Long time fan of the blog and your column here, and I can finally use (and need!) your help. We are expecting a boy due at the end of November. We like old names that will travel well between English, Spanish and French as we are Spanish speakers but live in an international city and we will continue to do so for a while.
We are set on two: Samuel and Rafael (Spanish spelling). But here’s our dilemma. Samuel (and its short, Sam) was our favourite until we realized it’s a common, go-to name for the loyal best friend, the sidekick (think Game of Thrones and Lord of the Rings among plenty of other examples) and maybe too generic (I recently read an article entitled “Are you having a Sam or a Sue?”). While loyal best friend is definitely a good quality, I am more inclined to go for a leading-character type of name, and I find that Rafael fits the bill better (although maybe a bit in a Latin heartthrob kind of way?). I really do love the nickname Sam (and don’t care much for Rafa) and Samuel was also the second name of my late grandfather, so I’m having trouble letting it go. Rafael also has the downside of being more common in the countries we come from and maybe less international, as the spelling varies between languages.
Other options we have considered are Damian (but that damn movie ruined it for me) and Thomas, but we may opt for this one as a second name. My husband has vetoed Lucas, Matthias and Julian, and I don't like other "international" names such as Simon or Oscar.
Help… and thanks!
Usually, I write the titles of these columns, and I like doing it (I still think ‘Nickname and chill’ was underappreciated). But this one came into my inbox fully formed!
Now, to the content of the letter. I went back and forth on it several times, because while I never have said “oh, Sam is a supporting character name”, I do think of a Sam as affable, friendly, and sort of a get-along-with-everyone type. Remember the temperament of Sam in the Anastasia Krupnik books? Like that. Sweet, knowledgeable, agreeable. There’s something about that soft ‘m’ that seems friendly above all.
What could be wrong with a name that seems friendly? Nothing, I guess, unless you’re really hoping for a leader, a Fortune 500 go-getter who seems like he might need a second syllable in his name. I know, you have Samuel, but Samuel is even more likely than most names to be shortened to Sam. Does ‘Sammy’ do anything for you? It really is affable and lovely. Samson, if you’re biblically-inclined? Samir, the very attractive Arabic variant, is not what you asked for, but might be a different ‘place’ from which to come at Sam? I think a Sam will always be popular, and always seem as though he fits in and is up for anything.
As for your alternatives – I know what you mean about Rafael, but I wonder if, as it’s more common in places other than where you are now, you’d see that it too has an everyman quality when applied to the skinny kid, the brute, the nerd—it’s not always going to be dashing and handsome. Which isn’t to say it’s not a great name – I think it is. But if you’re thinking that it and only it can be sort of ‘leading man’ status, remember the career of Humphrey Bogart. Humphrey!

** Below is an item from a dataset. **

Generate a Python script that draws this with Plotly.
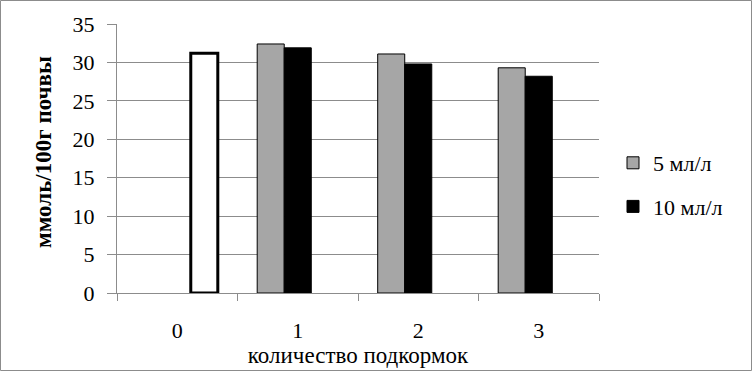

If you can’t stomach either of them, of course I’ll stump for Damian (remember that that movie probably didn’t have the impact everywhere that it seems to have on the name-obsessed in North America – and how come the same problems haven’t befallen other horror movie names like Esther or Carrie or Regan or Michael?)
If you cannot see my unimpeachable reason there, how about the glory of Diego? It’s a little more ‘one place’ and a little less ‘everywhere’, but it’s so energetic and easy to pronounce and implies a really dynamic person. Or Adrian, which goes just about everywhere, give or take a little emphasis? Or you could go with one of my beloved standbys, oft-appreciated but rarely-used Bruno? From there you go straight to Enzo, or maybe go Latin and lean into something like Titus?
Sam is superb. But if you want something that has a few more interesting corners on it, expanding the borders brings in a whole new world of leading men.